ÇİNE BARAJINDAN SU GETİRİLMELİ

Bafa eski Belediye Başkanı Ünal Bircan çözümün göle mutlaka temiz su verilmesinde olduğunu söylüyor. Bircan, çözümün ya Menderes üzerine bir temizleme tesisi kurularak göle temiz su verilmesi ya da Çine Barajından temiz su getirilmesinde olduğu görüşünde.

Çine Barajından göle temiz su verilmesi önerisi Erol Kesici tarafından da "ivedi" kaydıyla desteklenen bir öneri. Kesici temiz su için artezyenlerin mutlaka denetlenmesini, gölde su hareketinin sağlanmasını, göle ulaşan dere, çay ve kanallardaki toprak yığınlarının ve setlerin kaldırılmasını, kalıcı çözüm önerileri olarak yıllardır savunuyor.

Gölle ilgilenen birçok kurum bulunuyor.

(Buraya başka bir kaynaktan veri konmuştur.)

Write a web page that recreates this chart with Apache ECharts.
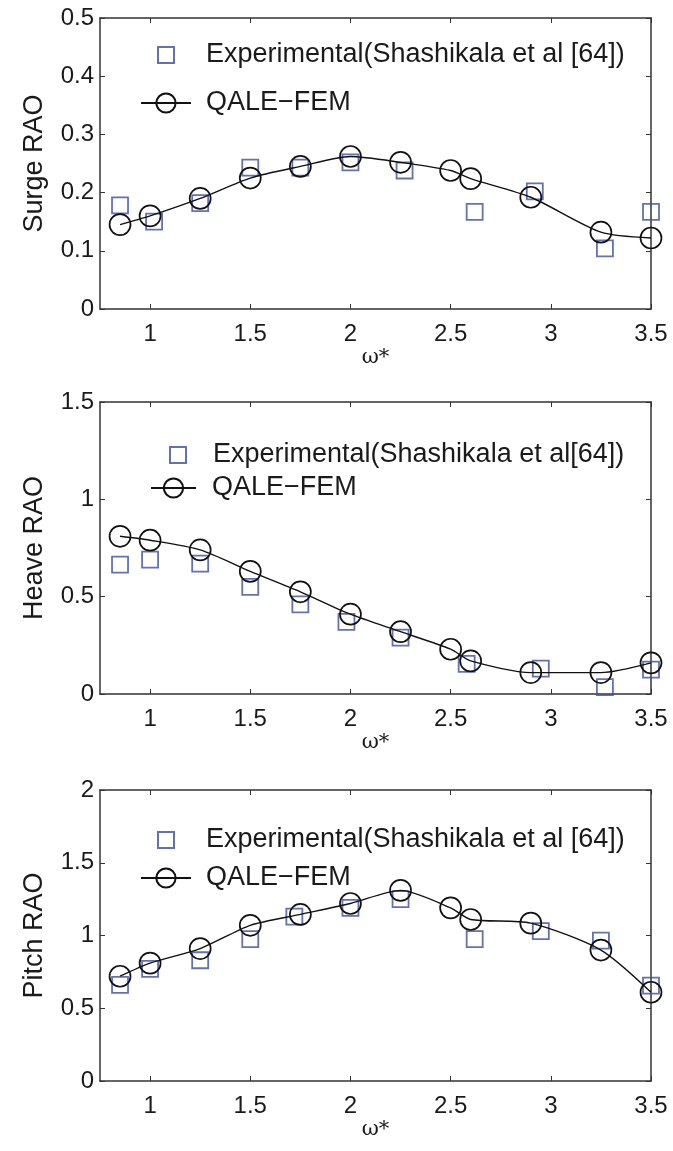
<!DOCTYPE html>
<html><head><meta charset="utf-8">
<script src="https://cdn.jsdelivr.net/npm/echarts@6/dist/echarts.min.js"></script>
<style>html,body{margin:0;padding:0;background:#fff}#c{width:673px;height:1151px}</style>
</head><body><div id="c"></div>
<script>
// ---- data ----
const xTickValues = [1, 1.5, 2, 2.5, 3, 3.5];
const legendExp = 'Experimental(Shashikala et al [64])';
const legendExp2 = 'Experimental(Shashikala et al[64])';
const legendQ = 'QALE\u2212FEM';

const surgeQaleX = [0.85, 1.0, 1.25, 1.5, 1.75, 2.0, 2.25, 2.5, 2.6, 2.9, 3.25, 3.5];
const surgeQaleY = [0.145, 0.16, 0.19, 0.225, 0.245, 0.262, 0.252, 0.238, 0.224, 0.192, 0.132, 0.122];
const surgeExpX = [0.85, 1.02, 1.25, 1.5, 1.75, 2.0, 2.27, 2.62, 2.92, 3.27, 3.5];
const surgeExpY = [0.178, 0.15, 0.182, 0.243, 0.243, 0.252, 0.238, 0.167, 0.202, 0.104, 0.167];

const heaveQaleX = [0.85, 1.0, 1.25, 1.5, 1.75, 2.0, 2.25, 2.5, 2.6, 2.9, 3.25, 3.5];
const heaveQaleY = [0.81, 0.79, 0.74, 0.63, 0.525, 0.41, 0.32, 0.23, 0.17, 0.11, 0.11, 0.16];
const heaveExpX = [0.85, 1.0, 1.25, 1.5, 1.75, 1.98, 2.25, 2.58, 2.95, 3.27, 3.5];
const heaveExpY = [0.665, 0.69, 0.67, 0.55, 0.46, 0.37, 0.29, 0.155, 0.13, 0.035, 0.125];

const pitchQaleX = [0.85, 1.0, 1.25, 1.5, 1.75, 2.0, 2.25, 2.5, 2.6, 2.9, 3.25, 3.5];
const pitchQaleY = [0.72, 0.81, 0.91, 1.07, 1.145, 1.22, 1.31, 1.19, 1.11, 1.085, 0.9, 0.61];
const pitchExpX = [0.85, 1.0, 1.25, 1.5, 1.72, 2.0, 2.25, 2.62, 2.95, 3.25, 3.5];
const pitchExpY = [0.66, 0.77, 0.83, 0.975, 1.13, 1.19, 1.25, 0.975, 1.03, 0.965, 0.655];

const panels = [
  {name: 'Surge RAO', max: 0.5, interval: 0.1, qx: surgeQaleX, qy: surgeQaleY, ex: surgeExpX, ey: surgeExpY, exp: legendExp},
  {name: 'Heave RAO', max: 1.5, interval: 0.5, qx: heaveQaleX, qy: heaveQaleY, ex: heaveExpX, ey: heaveExpY, exp: legendExp2},
  {name: 'Pitch RAO', max: 2, interval: 0.5, qx: pitchQaleX, qy: pitchQaleY, ex: pitchExpX, ey: pitchExpY, exp: legendExp}
];

// ---- layout ----
const grids = [
  {left: 100, top: 18, width: 551, height: 291},
  {left: 100, top: 402, width: 551, height: 292},
  {left: 100, top: 790, width: 551, height: 291}
];
const legendPos = [
  {sL: 152, sT: 35, sPad: 27, qL: 135, qT: 85, qW: 50, qPad: 10},
  {sL: 164, sT: 435, sPad: 22, qL: 145, qT: 470, qW: 45, qPad: 11},
  {sL: 152, sT: 820, sPad: 27, qL: 135, qT: 860, qW: 50, qPad: 10}
];
const expColor = '#3d4d9c';
const font = 'Liberation Sans, Arial, sans-serif';
const axisColor = '#333';
const textColor = '#1a1a1a';

const option = {
  animation: false,
  backgroundColor: '#fff',
  grid: grids.map(g => Object.assign({containLabel: false, show: false}, g)),
  xAxis: [], yAxis: [], series: [], legend: []
};

panels.forEach((p, i) => {
  const common = {gridIndex: i, type: 'value', min: 0.75, max: 3.5};
  option.xAxis.push(Object.assign({}, common, {
    position: 'bottom',
    name: '\u03c9*', nameLocation: 'middle', nameGap: 34,
    nameTextStyle: {fontFamily: 'DejaVu Serif, Liberation Serif, serif', fontSize: 21, color: textColor},
    axisLine: {show: true, onZero: false, lineStyle: {color: axisColor, width: 1.5}},
    axisTick: {show: true, inside: true, length: 5, customValues: xTickValues, lineStyle: {color: axisColor}},
    axisLabel: {show: true, customValues: xTickValues, fontSize: 24, color: textColor, fontFamily: font, margin: 13},
    splitLine: {show: false}
  }));
  option.xAxis.push(Object.assign({}, common, {
    position: 'top',
    axisLine: {show: true, onZero: false, lineStyle: {color: axisColor, width: 1.5}},
    axisTick: {show: true, inside: true, length: 5, customValues: xTickValues, lineStyle: {color: axisColor}},
    axisLabel: {show: false},
    splitLine: {show: false}
  }));
  const ycommon = {gridIndex: i, type: 'value', min: 0, max: p.max, interval: p.interval};
  option.yAxis.push(Object.assign({}, ycommon, {
    position: 'left',
    name: p.name, nameLocation: 'middle', nameGap: 52,
    nameTextStyle: {fontFamily: font, fontSize: 27, color: textColor},
    axisLine: {show: true, onZero: false, lineStyle: {color: axisColor, width: 1.5}},
    axisTick: {show: true, inside: true, length: 5, lineStyle: {color: axisColor}},
    axisLabel: {show: true, fontSize: 24, color: textColor, fontFamily: font, margin: 6},
    splitLine: {show: false}
  }));
  option.yAxis.push(Object.assign({}, ycommon, {
    position: 'right',
    axisLine: {show: true, onZero: false, lineStyle: {color: axisColor, width: 1.5}},
    axisTick: {show: true, inside: true, length: 5, lineStyle: {color: axisColor}},
    axisLabel: {show: false},
    splitLine: {show: false}
  }));
  option.series.push({
    name: p.exp, type: 'scatter', xAxisIndex: 2 * i, yAxisIndex: 2 * i,
    symbol: 'rect', symbolSize: 16,
    itemStyle: {color: 'rgba(0,0,0,0)', borderColor: expColor, borderWidth: 1.8},
    data: p.ex.map((x, k) => [x, p.ey[k]]), z: 2
  });
  option.series.push({
    name: legendQ, type: 'line', xAxisIndex: 2 * i, yAxisIndex: 2 * i,
    symbol: 'circle', symbolSize: 21, smooth: 0.25,
    lineStyle: {color: '#111', width: 1.4},
    itemStyle: {color: 'rgba(0,0,0,0)', borderColor: '#111', borderWidth: 1.7},
    data: p.qx.map((x, k) => [x, p.qy[k]]), z: 3
  });
  const lp = legendPos[i];
  option.legend.push({
    data: [p.exp], left: lp.sL, top: lp.sT, itemWidth: 16, itemHeight: 16,
    textStyle: {fontSize: 27, lineHeight: 30, color: textColor, fontFamily: font, padding: [0, 0, 0, lp.sPad]},
    selectedMode: false
  });
  option.legend.push({
    data: [legendQ], left: lp.qL, top: lp.qT - 2, itemWidth: lp.qW, itemHeight: 24,
    textStyle: {fontSize: 27, lineHeight: 30, color: textColor, fontFamily: font, padding: [0, 0, 0, lp.qPad]},
    selectedMode: false
  });
});

const chart = echarts.init(document.getElementById('c'), null, {renderer: 'canvas'});
chart.setOption(option);
</script></body></html>
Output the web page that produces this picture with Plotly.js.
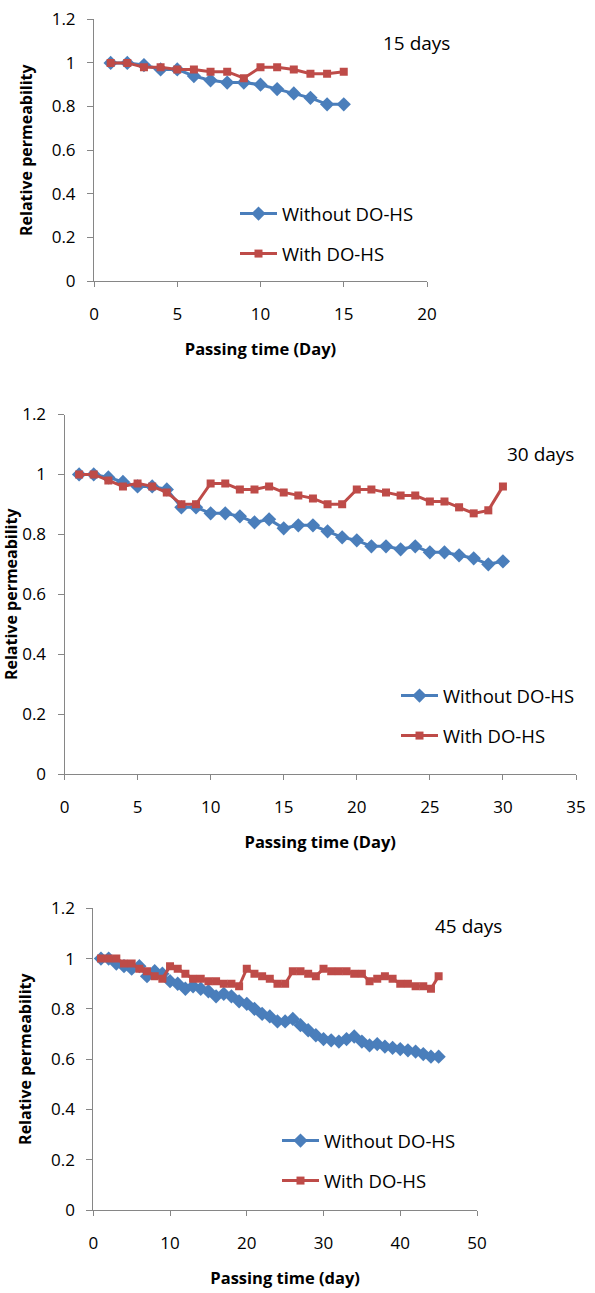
<!DOCTYPE html>
<html>
<head>
<meta charset="utf-8">
<script src="https://cdn.plot.ly/plotly-3.0.1.min.js"></script>
<style>html,body{margin:0;padding:0;background:#fff;}#chart{width:595px;height:1293px;}</style>
</head>
<body>
<div id="chart"></div>
<script>
// ---- Data ----
const days15 = [1,2,3,4,5,6,7,8,9,10,11,12,13,14,15];
const without15 = [1.00,1.00,0.99,0.97,0.97,0.94,0.92,0.91,0.91,0.90,0.88,0.86,0.84,0.81,0.81];
const with15    = [1.00,1.00,0.98,0.98,0.97,0.97,0.96,0.96,0.93,0.98,0.98,0.97,0.95,0.95,0.96];

const days30 = [1,2,3,4,5,6,7,8,9,10,11,12,13,14,15,16,17,18,19,20,21,22,23,24,25,26,27,28,29,30];
const without30 = [1.00,1.00,0.99,0.975,0.96,0.96,0.95,0.89,0.89,0.87,0.87,0.86,0.84,0.85,0.82,0.83,0.83,0.81,0.79,0.78,0.76,0.76,0.75,0.76,0.74,0.74,0.73,0.72,0.70,0.71];
const with30    = [1.00,1.00,0.98,0.96,0.97,0.96,0.94,0.90,0.90,0.97,0.97,0.95,0.95,0.96,0.94,0.93,0.92,0.90,0.90,0.95,0.95,0.94,0.93,0.93,0.91,0.91,0.89,0.87,0.88,0.96];

const days45 = [1,2,3,4,5,6,7,8,9,10,11,12,13,14,15,16,17,18,19,20,21,22,23,24,25,26,27,28,29,30,31,32,33,34,35,36,37,38,39,40,41,42,43,44,45];
const without45 = [1.00,1.00,0.98,0.97,0.96,0.97,0.93,0.95,0.94,0.91,0.90,0.88,0.89,0.88,0.87,0.85,0.86,0.85,0.83,0.82,0.80,0.78,0.77,0.75,0.75,0.76,0.735,0.715,0.695,0.68,0.675,0.67,0.68,0.69,0.67,0.655,0.66,0.65,0.645,0.64,0.635,0.63,0.62,0.61,0.61];
const with45    = [1.00,1.00,1.00,0.98,0.98,0.96,0.95,0.93,0.92,0.97,0.96,0.94,0.92,0.92,0.91,0.91,0.90,0.90,0.89,0.96,0.94,0.93,0.92,0.90,0.90,0.95,0.95,0.94,0.93,0.96,0.95,0.95,0.95,0.94,0.94,0.91,0.92,0.93,0.92,0.90,0.90,0.89,0.89,0.88,0.93];

const seriesNames = ["Without DO-HS", "With DO-HS"];
const panelLabels = ["15 days", "30 days", "45 days"];
const xTitles = ["Passing time (Day)", "Passing time (Day)", "Passing time (day)"];
const yTitle = "Relative permeability";

// ---- Style ----
const W = 595, H = 1293;
const BLUE = "#4a7ebb", RED = "#be4b48";
const FONT = "Open Sans, Noto Sans, sans-serif";
const px = v => v / W;
const py = v => 1 - v / H;

const panels = [
  {x: days15, a: without15, b: with15, xr:[0,20], dt:5, box:[94,427,19.3,281], leg:[235,195], lab:[416,43]},
  {x: days30, a: without30, b: with30, xr:[0,35], dt:5, box:[64.5,576,414.5,774], leg:[396,677], lab:[540,454]},
  {x: days45, a: without45, b: with45, xr:[0,50], dt:10, box:[93.3,477,908.3,1210], leg:[277,1122], lab:[468,926]}
];

const data = [];
const layout = {
  width: W, height: H,
  margin: {l:0, r:0, t:0, b:0},
  paper_bgcolor: "#fff", plot_bgcolor: "#fff",
  showlegend: true,
  font: {family: FONT, color: "#000"},
  annotations: []
};

panels.forEach((p, i) => {
  const n = i + 1;
  const xa = n === 1 ? "x" : "x" + n;
  const ya = n === 1 ? "y" : "y" + n;
  const lg = n === 1 ? "legend" : "legend" + n;
  data.push({
    x: p.x, y: p.a, xaxis: xa, yaxis: ya, type: "scatter", mode: "lines+markers",
    name: seriesNames[0], legend: lg, legendgroup: "a" + n,
    line: {color: BLUE, width: 3},
    marker: {symbol: "diamond", size: 11, color: BLUE}
  });
  data.push({
    x: p.x, y: p.b, xaxis: xa, yaxis: ya, type: "scatter", mode: "lines+markers",
    name: seriesNames[1], legend: lg, legendgroup: "b" + n,
    line: {color: RED, width: 3},
    marker: {symbol: "square", size: 8, color: RED}
  });
  const [l, r, t, b] = p.box;
  layout["xaxis" + (n === 1 ? "" : n)] = {
    domain: [px(l), px(r)], anchor: ya, range: p.xr, dtick: p.dt, tick0: 0,
    showgrid: false, zeroline: false, showline: true, linecolor: "#868686", linewidth: 1,
    ticks: "outside", ticklen: 5, tickcolor: "#868686", ticklabelstandoff: 13,
    tickfont: {size: 17, family: FONT, color: "#000"},
    title: {text: "<b>" + xTitles[i] + "</b>", font: {size: 16.5, family: FONT, color: "#000"}, standoff: 19}
  };
  layout["yaxis" + (n === 1 ? "" : n)] = {
    domain: [py(b), py(t)], anchor: xa, range: [0, 1.2], dtick: 0.2, tick0: 0,
    showgrid: false, zeroline: false, showline: true, linecolor: "#868686", linewidth: 1,
    ticks: "outside", ticklen: 6, tickcolor: "#868686", ticklabelstandoff: 8,
    tickfont: {size: 17, family: FONT, color: "#000"},
    title: {text: "<b>" + yTitle + "</b>", font: {size: 16, family: FONT, color: "#000"}, standoff: 15}
  };
  layout[lg] = {
    x: px(p.leg[0]), y: py(p.leg[1]), xanchor: "left", yanchor: "top",
    bgcolor: "rgba(0,0,0,0)", borderwidth: 0,
    font: {size: 18.5, family: FONT, color: "#000"},
    traceorder: "grouped", tracegroupgap: 13, itemwidth: 37
  };
  layout.annotations.push({
    text: panelLabels[i], xref: "paper", yref: "paper",
    x: px(p.lab[0]), y: py(p.lab[1]), xanchor: "center", yanchor: "middle",
    showarrow: false, font: {size: 19, family: FONT, color: "#000"}
  });
});

Plotly.newPlot("chart", data, layout, {displayModeBar: false, staticPlot: true});
</script>
</body>
</html>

Orman ve Su İşleri Bakanlığı Tabiat Parkı yönüyle, Çevre ve Şehircilik Bakanlığı Doğal Sit ve çevre kirliliği yönüyle, Tarım ve Köy İşleri Bakanlığı Su ürünleri yönüyle, DSİ Bölge Müdürlüğü Su yönetimi yönüyle, Sulama Birliği kanallar açısından gölle ilgileniyorlar. Ancak yıllardır kalıcı bir çözüm üretilmiyor.

Tüm bu kurumların bir araya gelip, ivedilikle bir çözüm üretmesi gerekiyor. Bu çözümlere Bilim insanları, sivil toplum kuruluşları, turizmciler, balıkçılar ve yöre insanları katkı yapmaya hazırlar.

Bafa Gölü'nün bu durumundan başta tüm bölge halkı olmak üzere tüm doğa sevdalıları büyük üzüntü duyuyorlar. Bölge balıkçıları, turizmciler ve göl kıyısında yaşayan yöre insanları yardım istiyorlar. Herkeste bir mutsuzluk var. Bir an önce çözüm bulunmasını istiyorlar.Durumu bakanlara, başbakana, cumhurbaşkanına duyurmamızı istiyorlar. Biz de onların seslerini duyuruyoruz:

LÜTFEN BAFA GÖLÜ'NÜ ÖLÜMDEN KURTARIN! Göl temizlensin, doğasıyla, tarihiyle, kuşlarıyla ülkemizin en güzel turizm merkezlerinden biri olmaya devam etsin, yöre haklkı da gelen konuklar da mutlu olsun.